Print exactly the lines below between the line containing "Output the Python" and the line containing "plt.rcParams['font.family'] = ['Liberation", counting both of those lines. Leave pictures out.
═══ Available records ═══
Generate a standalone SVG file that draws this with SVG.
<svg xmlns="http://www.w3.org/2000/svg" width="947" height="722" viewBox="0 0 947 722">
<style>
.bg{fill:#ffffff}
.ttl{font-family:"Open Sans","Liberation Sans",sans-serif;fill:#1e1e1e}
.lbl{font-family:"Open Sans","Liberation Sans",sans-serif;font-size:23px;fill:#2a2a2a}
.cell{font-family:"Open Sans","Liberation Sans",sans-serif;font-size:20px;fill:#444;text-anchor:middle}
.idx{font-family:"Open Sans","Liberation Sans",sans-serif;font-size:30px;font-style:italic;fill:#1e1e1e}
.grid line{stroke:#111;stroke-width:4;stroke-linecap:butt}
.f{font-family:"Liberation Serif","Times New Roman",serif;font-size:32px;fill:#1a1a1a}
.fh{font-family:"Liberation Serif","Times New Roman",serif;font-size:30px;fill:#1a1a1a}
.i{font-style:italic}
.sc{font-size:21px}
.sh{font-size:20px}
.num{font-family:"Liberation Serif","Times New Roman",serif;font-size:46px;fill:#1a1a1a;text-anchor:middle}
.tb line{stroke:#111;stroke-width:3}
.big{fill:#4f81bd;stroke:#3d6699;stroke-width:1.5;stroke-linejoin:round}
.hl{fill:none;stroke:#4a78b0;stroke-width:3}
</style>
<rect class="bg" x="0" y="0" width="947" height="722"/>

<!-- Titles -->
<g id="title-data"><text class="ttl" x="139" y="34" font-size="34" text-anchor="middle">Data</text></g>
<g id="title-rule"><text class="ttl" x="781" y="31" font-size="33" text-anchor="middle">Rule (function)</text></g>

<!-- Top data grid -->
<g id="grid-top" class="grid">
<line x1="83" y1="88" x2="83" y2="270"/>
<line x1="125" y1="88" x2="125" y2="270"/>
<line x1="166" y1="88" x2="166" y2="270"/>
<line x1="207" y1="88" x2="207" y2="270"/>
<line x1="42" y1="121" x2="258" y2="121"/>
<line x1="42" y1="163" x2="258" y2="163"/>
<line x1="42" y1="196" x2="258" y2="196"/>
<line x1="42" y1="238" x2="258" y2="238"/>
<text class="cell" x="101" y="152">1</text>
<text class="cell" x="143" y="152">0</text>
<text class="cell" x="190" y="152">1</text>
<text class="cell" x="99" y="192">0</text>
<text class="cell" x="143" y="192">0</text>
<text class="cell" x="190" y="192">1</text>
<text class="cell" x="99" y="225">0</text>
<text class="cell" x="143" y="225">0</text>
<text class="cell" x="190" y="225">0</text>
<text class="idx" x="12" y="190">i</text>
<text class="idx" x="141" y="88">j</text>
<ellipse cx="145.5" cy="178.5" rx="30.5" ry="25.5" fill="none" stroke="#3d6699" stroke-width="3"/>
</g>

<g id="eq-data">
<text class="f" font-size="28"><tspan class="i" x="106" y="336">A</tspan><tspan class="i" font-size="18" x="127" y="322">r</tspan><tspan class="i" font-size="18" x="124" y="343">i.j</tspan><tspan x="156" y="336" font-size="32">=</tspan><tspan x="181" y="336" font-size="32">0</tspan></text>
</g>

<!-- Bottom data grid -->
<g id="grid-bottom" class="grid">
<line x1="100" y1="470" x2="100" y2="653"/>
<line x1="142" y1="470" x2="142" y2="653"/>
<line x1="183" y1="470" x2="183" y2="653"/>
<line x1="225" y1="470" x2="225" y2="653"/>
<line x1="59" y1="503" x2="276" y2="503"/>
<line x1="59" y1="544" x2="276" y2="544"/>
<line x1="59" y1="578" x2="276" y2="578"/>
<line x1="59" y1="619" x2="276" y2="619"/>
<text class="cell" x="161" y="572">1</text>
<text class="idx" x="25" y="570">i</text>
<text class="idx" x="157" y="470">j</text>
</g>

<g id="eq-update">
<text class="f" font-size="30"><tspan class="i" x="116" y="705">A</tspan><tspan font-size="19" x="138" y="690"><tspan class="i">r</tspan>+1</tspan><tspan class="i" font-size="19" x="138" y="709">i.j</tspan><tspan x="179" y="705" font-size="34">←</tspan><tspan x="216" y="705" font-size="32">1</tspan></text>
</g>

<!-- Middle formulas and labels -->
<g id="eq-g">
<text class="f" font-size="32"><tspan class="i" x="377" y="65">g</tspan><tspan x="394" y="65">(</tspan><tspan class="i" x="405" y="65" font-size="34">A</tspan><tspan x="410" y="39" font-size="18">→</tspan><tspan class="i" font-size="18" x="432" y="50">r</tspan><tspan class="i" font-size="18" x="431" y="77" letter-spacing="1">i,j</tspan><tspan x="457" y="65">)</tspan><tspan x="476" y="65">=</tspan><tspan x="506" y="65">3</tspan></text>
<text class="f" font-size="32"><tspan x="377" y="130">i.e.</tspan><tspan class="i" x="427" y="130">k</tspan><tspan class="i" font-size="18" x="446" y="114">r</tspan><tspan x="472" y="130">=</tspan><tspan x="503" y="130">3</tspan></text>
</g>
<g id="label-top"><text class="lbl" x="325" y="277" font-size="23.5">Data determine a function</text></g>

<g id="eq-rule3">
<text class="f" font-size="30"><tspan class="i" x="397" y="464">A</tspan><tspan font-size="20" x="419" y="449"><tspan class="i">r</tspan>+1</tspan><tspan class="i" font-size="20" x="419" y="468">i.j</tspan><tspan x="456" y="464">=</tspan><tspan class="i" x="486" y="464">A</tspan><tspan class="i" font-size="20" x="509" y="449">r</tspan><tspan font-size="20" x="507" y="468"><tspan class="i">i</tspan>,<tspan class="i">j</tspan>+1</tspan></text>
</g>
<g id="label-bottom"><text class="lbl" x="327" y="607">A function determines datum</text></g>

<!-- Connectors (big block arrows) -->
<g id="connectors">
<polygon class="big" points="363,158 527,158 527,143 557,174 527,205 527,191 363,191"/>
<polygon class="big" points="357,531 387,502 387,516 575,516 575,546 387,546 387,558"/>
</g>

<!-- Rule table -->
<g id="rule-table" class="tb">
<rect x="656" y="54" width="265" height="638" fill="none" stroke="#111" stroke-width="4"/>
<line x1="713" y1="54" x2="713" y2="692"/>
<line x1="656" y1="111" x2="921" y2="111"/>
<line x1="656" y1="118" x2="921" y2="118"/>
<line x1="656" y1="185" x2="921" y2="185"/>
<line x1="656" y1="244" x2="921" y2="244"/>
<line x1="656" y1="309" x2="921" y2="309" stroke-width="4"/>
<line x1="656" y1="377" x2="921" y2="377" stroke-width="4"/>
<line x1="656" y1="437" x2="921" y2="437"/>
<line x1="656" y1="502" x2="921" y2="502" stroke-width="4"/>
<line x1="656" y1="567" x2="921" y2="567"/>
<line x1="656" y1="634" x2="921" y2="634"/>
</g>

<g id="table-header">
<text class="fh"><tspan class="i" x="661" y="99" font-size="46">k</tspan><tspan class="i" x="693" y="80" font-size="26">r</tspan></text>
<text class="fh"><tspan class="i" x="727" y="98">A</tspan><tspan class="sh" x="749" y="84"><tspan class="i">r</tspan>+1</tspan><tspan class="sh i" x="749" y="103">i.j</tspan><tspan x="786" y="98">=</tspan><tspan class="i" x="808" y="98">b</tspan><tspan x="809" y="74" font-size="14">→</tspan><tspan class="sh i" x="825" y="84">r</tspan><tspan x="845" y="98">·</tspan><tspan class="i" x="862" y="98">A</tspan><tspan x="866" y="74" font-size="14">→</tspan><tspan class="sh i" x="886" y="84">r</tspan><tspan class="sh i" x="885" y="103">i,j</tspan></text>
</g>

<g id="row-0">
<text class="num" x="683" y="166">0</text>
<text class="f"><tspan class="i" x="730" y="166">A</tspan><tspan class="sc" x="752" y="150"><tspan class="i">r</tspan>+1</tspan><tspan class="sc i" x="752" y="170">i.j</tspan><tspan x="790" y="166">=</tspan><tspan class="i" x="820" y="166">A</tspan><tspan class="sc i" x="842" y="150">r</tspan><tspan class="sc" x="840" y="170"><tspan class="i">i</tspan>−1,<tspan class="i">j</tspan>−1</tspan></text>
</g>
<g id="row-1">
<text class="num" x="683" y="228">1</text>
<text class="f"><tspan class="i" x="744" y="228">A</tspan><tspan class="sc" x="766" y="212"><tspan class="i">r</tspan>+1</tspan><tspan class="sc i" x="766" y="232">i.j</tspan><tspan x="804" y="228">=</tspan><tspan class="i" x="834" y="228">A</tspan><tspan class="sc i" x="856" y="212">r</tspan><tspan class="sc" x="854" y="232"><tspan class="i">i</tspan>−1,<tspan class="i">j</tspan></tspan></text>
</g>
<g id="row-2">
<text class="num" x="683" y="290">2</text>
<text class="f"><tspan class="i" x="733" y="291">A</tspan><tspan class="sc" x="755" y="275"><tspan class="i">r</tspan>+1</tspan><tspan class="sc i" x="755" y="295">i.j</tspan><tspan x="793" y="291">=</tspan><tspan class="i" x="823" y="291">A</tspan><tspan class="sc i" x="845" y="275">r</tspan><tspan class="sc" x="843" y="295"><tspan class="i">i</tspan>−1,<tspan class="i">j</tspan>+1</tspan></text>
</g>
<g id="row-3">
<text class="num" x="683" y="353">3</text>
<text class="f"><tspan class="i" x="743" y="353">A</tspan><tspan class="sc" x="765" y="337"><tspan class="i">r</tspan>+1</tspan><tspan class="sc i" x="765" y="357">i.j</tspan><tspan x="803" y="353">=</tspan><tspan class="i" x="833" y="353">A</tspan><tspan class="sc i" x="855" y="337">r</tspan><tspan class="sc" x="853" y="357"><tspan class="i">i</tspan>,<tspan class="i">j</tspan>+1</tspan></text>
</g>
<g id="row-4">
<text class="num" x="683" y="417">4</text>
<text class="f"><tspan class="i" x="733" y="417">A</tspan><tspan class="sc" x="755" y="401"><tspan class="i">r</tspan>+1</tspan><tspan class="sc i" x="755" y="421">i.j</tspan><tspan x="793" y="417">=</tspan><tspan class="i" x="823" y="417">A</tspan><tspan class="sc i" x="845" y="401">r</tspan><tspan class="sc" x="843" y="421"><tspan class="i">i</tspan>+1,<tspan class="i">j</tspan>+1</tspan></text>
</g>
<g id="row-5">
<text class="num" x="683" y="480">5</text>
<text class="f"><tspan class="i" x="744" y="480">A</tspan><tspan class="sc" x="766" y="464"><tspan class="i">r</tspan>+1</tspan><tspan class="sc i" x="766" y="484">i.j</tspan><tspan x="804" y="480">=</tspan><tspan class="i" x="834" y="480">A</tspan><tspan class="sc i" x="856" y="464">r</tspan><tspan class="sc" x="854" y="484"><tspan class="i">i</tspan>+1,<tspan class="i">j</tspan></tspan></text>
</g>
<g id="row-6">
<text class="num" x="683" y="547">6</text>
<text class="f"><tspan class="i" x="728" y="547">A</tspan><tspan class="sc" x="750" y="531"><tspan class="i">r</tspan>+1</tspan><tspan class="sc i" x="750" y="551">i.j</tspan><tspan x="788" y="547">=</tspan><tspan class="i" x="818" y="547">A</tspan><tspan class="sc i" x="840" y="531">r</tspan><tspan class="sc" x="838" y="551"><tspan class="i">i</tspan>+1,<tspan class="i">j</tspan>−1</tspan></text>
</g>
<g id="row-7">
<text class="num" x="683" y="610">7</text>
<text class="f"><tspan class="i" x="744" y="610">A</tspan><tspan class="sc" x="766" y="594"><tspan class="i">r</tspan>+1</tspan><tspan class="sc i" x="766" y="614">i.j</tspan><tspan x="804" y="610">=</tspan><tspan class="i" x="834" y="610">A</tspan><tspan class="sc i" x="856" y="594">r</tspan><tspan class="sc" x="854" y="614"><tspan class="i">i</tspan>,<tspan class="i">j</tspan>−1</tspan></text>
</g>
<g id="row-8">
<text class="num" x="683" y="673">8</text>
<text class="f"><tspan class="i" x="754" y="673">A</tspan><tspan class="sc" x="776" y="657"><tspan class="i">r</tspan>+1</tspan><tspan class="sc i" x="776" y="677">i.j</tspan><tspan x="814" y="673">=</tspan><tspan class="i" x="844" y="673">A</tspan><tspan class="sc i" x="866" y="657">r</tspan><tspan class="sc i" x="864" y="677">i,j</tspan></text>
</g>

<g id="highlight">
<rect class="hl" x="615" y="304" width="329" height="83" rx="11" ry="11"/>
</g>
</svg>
═══
═══ Available records ═══
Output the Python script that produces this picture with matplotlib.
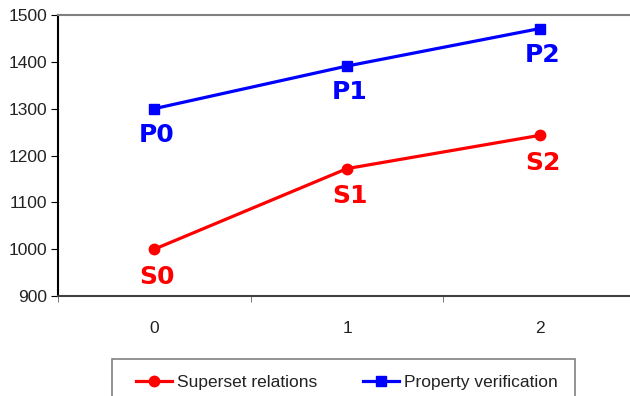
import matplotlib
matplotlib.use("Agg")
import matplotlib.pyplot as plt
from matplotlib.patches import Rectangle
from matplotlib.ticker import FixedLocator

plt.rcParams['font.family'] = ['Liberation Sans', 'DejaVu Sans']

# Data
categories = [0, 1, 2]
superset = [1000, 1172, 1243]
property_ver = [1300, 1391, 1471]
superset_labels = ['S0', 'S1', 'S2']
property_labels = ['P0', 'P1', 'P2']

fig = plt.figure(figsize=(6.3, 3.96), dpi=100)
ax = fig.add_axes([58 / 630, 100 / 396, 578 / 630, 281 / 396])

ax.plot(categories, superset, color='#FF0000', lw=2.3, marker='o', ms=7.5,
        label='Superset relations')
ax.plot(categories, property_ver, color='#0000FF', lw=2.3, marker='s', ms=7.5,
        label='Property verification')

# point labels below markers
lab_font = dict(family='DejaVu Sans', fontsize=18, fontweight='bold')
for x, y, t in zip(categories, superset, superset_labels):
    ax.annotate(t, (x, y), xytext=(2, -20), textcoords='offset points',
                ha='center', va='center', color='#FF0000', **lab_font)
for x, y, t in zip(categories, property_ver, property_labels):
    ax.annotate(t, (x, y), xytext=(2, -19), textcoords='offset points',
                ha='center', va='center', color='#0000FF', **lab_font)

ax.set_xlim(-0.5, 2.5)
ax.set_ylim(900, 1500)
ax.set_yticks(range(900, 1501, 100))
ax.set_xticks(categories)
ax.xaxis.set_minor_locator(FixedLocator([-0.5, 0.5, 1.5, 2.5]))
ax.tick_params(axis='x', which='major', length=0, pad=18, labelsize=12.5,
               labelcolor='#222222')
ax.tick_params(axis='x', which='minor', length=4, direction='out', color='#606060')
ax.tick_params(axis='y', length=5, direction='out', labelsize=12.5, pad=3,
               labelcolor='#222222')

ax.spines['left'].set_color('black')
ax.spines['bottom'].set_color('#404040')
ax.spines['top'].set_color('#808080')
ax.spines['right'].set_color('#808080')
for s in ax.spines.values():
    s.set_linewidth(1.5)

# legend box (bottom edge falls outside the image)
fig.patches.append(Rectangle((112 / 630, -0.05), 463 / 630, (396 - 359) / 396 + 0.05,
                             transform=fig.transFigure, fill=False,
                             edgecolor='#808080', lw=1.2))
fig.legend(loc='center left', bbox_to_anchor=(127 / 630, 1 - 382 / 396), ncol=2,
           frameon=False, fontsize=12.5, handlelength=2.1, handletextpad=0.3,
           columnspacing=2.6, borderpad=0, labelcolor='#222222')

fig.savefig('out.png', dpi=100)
═══
→ Response for this exercise
Output the Python script that produces this picture with matplotlib.
import matplotlib
matplotlib.use("Agg")
import matplotlib.pyplot as plt
from matplotlib.patches import Rectangle
from matplotlib.ticker import FixedLocator

plt.rcParams['font.family'] = ['Liberation Sans', 'DejaVu Sans']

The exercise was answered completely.